§ **Your instructions**
Reproduce, word for word, the span of lines starting at the line holding "Emit a LaTeX" and ending at the line holding "(stop) at (300.5,638)". Omit every picture.

§ **Exercise input**
------------------------------------

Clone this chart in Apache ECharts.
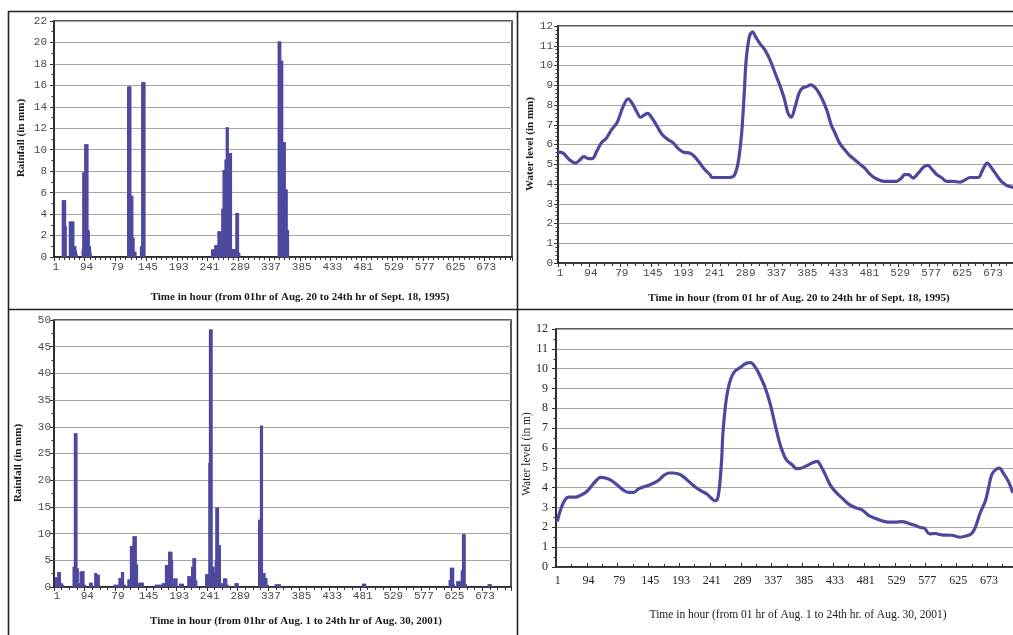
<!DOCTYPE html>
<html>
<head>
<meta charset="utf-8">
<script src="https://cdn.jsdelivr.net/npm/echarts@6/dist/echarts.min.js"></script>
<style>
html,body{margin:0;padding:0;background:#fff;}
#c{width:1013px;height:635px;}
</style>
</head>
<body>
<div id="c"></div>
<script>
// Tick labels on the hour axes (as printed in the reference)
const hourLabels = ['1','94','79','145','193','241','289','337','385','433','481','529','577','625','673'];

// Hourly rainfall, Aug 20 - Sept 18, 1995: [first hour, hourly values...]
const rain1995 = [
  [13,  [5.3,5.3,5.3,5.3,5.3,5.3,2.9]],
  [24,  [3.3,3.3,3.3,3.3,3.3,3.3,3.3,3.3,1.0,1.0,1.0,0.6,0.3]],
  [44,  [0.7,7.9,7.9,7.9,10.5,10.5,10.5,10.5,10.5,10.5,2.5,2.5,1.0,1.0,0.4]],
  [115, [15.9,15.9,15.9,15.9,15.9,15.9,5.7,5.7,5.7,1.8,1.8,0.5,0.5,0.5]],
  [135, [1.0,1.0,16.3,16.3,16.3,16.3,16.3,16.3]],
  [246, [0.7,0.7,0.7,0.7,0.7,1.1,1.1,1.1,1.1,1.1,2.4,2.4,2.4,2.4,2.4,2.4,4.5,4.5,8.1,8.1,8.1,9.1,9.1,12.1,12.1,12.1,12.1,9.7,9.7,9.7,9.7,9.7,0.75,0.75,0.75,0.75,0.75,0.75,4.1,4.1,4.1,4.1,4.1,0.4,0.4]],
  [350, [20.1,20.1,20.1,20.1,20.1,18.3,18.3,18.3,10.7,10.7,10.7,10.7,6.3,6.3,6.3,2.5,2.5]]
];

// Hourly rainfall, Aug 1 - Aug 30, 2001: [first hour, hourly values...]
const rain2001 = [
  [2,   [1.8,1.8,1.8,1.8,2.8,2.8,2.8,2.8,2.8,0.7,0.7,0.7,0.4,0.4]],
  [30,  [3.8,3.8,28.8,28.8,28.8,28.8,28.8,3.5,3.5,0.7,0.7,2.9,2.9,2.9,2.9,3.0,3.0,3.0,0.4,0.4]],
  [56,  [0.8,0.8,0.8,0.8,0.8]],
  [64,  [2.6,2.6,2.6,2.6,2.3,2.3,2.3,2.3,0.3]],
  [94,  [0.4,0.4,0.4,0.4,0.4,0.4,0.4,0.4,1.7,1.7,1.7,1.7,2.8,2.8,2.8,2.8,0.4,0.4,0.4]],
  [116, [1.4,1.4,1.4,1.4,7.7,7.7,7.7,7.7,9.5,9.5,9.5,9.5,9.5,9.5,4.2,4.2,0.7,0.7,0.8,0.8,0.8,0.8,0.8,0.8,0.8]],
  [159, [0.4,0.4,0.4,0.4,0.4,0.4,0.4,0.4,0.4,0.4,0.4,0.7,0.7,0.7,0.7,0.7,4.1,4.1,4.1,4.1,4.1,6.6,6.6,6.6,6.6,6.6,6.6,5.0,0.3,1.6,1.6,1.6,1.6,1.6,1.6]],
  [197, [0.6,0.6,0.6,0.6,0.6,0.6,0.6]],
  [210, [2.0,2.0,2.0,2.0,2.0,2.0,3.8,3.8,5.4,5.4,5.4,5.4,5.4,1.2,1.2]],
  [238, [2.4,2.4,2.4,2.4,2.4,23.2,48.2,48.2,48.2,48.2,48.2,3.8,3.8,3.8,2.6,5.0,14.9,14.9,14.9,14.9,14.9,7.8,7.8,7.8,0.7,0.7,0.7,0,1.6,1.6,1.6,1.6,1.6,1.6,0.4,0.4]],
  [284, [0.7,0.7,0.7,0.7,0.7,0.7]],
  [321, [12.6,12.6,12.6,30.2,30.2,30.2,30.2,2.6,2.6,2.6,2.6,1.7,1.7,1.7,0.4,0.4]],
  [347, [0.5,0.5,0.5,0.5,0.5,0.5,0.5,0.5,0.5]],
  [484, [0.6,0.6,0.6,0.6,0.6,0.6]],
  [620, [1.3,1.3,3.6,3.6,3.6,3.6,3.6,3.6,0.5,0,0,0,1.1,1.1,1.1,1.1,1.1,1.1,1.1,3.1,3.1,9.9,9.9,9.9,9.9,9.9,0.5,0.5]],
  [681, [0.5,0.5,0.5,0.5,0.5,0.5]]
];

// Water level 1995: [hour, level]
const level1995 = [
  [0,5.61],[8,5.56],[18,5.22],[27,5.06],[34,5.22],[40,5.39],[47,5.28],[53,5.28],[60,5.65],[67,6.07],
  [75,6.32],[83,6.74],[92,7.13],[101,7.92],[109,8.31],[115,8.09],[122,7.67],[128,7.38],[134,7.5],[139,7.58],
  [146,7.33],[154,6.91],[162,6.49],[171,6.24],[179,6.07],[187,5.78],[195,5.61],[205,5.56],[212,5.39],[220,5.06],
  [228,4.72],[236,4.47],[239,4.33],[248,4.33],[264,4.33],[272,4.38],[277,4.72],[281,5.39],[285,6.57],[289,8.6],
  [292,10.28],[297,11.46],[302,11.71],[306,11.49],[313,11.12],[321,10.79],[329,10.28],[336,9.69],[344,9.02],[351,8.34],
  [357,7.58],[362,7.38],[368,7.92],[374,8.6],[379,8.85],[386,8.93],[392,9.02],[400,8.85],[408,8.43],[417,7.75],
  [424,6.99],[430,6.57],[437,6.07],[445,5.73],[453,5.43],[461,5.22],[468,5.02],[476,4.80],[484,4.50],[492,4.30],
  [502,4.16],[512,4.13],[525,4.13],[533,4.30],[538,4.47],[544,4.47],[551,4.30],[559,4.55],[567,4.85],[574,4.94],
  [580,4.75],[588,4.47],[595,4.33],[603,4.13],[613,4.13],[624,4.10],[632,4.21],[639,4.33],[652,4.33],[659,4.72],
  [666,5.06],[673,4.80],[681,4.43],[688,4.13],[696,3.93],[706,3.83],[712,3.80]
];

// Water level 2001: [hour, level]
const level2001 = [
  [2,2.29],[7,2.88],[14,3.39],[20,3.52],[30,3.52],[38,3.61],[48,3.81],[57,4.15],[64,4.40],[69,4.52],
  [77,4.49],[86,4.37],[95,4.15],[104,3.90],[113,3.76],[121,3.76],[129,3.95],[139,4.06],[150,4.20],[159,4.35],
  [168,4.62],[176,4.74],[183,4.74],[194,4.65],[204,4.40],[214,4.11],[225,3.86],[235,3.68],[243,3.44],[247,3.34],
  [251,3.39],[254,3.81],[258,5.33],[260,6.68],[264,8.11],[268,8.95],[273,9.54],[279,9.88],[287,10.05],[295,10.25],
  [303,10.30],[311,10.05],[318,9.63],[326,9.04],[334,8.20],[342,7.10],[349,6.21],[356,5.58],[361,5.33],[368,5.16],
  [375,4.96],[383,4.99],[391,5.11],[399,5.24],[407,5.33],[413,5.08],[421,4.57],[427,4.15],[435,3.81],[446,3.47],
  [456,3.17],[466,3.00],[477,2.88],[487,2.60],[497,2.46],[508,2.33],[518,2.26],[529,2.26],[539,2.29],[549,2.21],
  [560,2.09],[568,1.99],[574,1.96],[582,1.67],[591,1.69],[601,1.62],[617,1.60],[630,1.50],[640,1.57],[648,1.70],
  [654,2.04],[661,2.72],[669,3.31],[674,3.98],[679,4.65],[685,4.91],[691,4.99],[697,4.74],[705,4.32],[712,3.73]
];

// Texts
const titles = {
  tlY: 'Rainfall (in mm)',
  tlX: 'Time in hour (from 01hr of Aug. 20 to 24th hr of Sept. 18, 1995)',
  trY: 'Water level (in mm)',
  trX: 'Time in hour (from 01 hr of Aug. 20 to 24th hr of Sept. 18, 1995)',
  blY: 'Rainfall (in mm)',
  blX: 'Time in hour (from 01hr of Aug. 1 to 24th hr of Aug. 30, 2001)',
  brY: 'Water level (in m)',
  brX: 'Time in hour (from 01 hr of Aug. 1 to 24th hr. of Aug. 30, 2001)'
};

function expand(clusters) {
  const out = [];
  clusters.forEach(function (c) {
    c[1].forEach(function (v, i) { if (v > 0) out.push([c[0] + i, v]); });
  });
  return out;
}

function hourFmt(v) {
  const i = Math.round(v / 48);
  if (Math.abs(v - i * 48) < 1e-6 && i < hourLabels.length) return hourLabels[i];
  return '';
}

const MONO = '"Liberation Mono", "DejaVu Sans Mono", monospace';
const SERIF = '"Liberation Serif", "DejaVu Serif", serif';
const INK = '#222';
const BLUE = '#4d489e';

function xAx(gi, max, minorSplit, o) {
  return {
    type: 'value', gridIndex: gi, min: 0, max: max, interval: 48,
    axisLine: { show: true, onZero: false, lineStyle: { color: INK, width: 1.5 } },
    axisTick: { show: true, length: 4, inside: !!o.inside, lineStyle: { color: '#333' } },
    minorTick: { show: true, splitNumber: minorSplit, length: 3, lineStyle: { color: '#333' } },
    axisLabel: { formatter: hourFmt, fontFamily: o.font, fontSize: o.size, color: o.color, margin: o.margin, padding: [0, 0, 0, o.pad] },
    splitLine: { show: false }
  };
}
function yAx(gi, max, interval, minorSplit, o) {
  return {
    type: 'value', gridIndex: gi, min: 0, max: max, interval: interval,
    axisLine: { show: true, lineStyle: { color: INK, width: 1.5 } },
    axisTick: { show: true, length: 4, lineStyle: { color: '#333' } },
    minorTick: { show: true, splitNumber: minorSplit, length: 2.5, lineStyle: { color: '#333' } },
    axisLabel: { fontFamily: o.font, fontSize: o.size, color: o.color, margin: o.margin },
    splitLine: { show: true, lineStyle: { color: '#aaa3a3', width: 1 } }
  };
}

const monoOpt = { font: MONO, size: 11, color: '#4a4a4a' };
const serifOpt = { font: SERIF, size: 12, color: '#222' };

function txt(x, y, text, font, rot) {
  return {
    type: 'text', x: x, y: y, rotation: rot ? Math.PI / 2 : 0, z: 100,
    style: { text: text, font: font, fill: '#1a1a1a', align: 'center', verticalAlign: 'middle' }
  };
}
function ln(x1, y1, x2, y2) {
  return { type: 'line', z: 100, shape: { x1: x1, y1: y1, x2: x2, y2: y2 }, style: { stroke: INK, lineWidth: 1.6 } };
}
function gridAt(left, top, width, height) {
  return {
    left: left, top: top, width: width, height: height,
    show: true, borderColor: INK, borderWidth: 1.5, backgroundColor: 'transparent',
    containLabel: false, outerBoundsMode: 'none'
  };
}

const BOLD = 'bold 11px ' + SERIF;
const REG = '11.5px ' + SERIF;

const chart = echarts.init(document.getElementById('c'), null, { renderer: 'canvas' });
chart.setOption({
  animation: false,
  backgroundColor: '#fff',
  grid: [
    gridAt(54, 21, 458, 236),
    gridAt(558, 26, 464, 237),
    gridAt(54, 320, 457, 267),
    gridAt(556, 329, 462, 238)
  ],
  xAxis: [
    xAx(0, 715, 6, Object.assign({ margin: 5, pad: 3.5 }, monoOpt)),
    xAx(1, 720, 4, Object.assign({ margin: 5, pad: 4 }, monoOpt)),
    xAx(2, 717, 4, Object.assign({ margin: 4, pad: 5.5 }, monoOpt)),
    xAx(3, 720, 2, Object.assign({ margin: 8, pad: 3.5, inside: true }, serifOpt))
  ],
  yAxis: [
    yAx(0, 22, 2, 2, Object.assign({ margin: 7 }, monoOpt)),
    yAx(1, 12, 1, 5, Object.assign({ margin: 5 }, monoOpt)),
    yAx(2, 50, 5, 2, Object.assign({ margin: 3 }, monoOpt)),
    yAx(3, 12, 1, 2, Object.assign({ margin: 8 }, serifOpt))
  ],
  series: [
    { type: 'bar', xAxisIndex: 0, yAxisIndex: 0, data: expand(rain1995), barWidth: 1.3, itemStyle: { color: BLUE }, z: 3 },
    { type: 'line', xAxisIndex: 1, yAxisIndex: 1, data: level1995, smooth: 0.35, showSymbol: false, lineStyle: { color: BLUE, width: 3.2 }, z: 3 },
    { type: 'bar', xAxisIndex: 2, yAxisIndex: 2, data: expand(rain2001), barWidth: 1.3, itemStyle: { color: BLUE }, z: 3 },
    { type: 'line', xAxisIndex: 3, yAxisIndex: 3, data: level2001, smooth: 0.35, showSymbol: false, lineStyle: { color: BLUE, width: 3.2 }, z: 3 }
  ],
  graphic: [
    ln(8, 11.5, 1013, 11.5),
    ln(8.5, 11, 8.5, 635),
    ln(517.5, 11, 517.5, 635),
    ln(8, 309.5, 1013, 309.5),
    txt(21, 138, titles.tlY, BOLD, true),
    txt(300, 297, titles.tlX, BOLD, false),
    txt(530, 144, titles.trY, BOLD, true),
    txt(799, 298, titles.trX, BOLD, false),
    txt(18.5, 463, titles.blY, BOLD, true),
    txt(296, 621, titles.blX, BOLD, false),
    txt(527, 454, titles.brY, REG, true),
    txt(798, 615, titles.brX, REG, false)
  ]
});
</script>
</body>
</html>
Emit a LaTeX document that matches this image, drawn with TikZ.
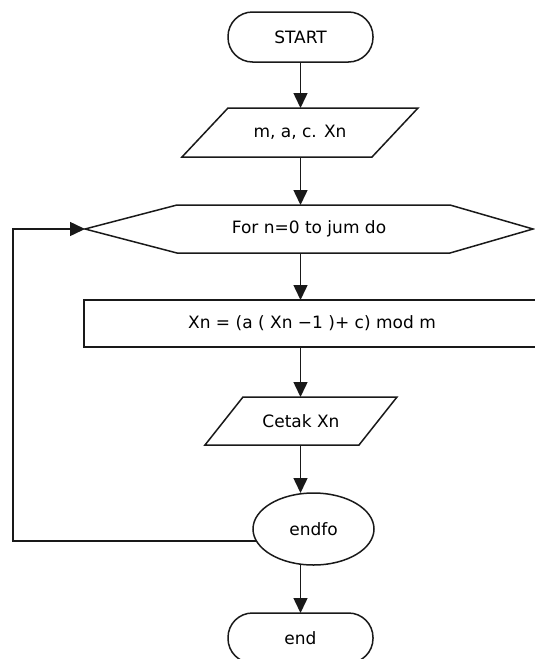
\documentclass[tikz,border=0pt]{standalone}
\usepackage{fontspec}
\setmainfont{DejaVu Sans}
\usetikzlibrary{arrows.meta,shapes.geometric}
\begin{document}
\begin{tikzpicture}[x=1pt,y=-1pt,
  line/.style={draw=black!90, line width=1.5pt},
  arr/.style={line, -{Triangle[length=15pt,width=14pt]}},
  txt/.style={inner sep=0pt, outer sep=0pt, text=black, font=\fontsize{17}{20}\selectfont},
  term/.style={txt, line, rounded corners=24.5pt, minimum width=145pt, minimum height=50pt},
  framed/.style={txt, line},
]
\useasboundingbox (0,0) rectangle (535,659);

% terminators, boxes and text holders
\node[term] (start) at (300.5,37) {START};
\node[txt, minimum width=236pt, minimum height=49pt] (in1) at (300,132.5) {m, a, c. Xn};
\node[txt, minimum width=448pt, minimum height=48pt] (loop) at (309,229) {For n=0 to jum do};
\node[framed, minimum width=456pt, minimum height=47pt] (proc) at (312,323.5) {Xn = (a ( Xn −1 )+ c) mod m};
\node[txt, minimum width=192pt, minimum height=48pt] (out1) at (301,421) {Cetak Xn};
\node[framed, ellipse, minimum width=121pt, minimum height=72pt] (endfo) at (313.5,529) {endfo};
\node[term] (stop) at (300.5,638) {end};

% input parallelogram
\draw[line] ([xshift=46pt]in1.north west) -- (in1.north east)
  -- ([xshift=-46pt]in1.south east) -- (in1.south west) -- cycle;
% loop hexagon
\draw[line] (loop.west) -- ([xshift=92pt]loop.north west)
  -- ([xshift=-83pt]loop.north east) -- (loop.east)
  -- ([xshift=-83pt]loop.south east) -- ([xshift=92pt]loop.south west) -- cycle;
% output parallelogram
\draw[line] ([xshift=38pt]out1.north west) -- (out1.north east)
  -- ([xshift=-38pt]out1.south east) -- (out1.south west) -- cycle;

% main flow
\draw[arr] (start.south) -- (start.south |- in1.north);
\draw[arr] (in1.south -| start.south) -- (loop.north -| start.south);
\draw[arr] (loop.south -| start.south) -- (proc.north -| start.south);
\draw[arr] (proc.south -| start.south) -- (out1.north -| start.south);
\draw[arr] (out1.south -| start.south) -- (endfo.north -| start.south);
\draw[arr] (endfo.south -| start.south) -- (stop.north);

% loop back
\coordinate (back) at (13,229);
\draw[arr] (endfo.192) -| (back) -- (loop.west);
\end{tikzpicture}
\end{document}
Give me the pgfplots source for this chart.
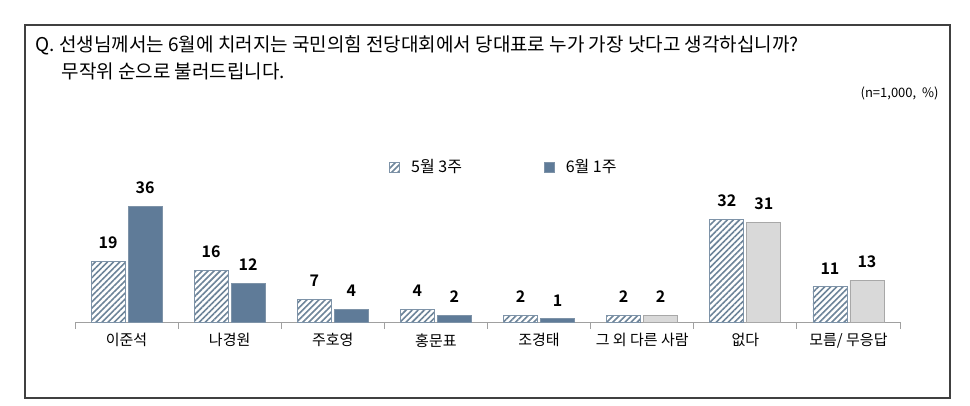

------------------------------------

§ **Task result**
Emit a LaTeX document that matches this image, drawn with TikZ.
\documentclass[tikz,border=0pt]{standalone}
\usepackage{fontspec}
\setmainfont{DejaVu Sans}
\usetikzlibrary{arrows.meta,shapes.geometric}
\begin{document}
\begin{tikzpicture}[x=1pt,y=-1pt,
  line/.style={draw=black!90, line width=1.5pt},
  arr/.style={line, -{Triangle[length=15pt,width=14pt]}},
  txt/.style={inner sep=0pt, outer sep=0pt, text=black, font=\fontsize{17}{20}\selectfont},
  term/.style={txt, line, rounded corners=24.5pt, minimum width=145pt, minimum height=50pt},
  framed/.style={txt, line},
]
\useasboundingbox (0,0) rectangle (535,659);

% terminators, boxes and text holders
\node[term] (start) at (300.5,37) {START};
\node[txt, minimum width=236pt, minimum height=49pt] (in1) at (300,132.5) {m, a, c. Xn};
\node[txt, minimum width=448pt, minimum height=48pt] (loop) at (309,229) {For n=0 to jum do};
\node[framed, minimum width=456pt, minimum height=47pt] (proc) at (312,323.5) {Xn = (a ( Xn −1 )+ c) mod m};
\node[txt, minimum width=192pt, minimum height=48pt] (out1) at (301,421) {Cetak Xn};
\node[framed, ellipse, minimum width=121pt, minimum height=72pt] (endfo) at (313.5,529) {endfo};
\node[term] (stop) at (300.5,638) {end};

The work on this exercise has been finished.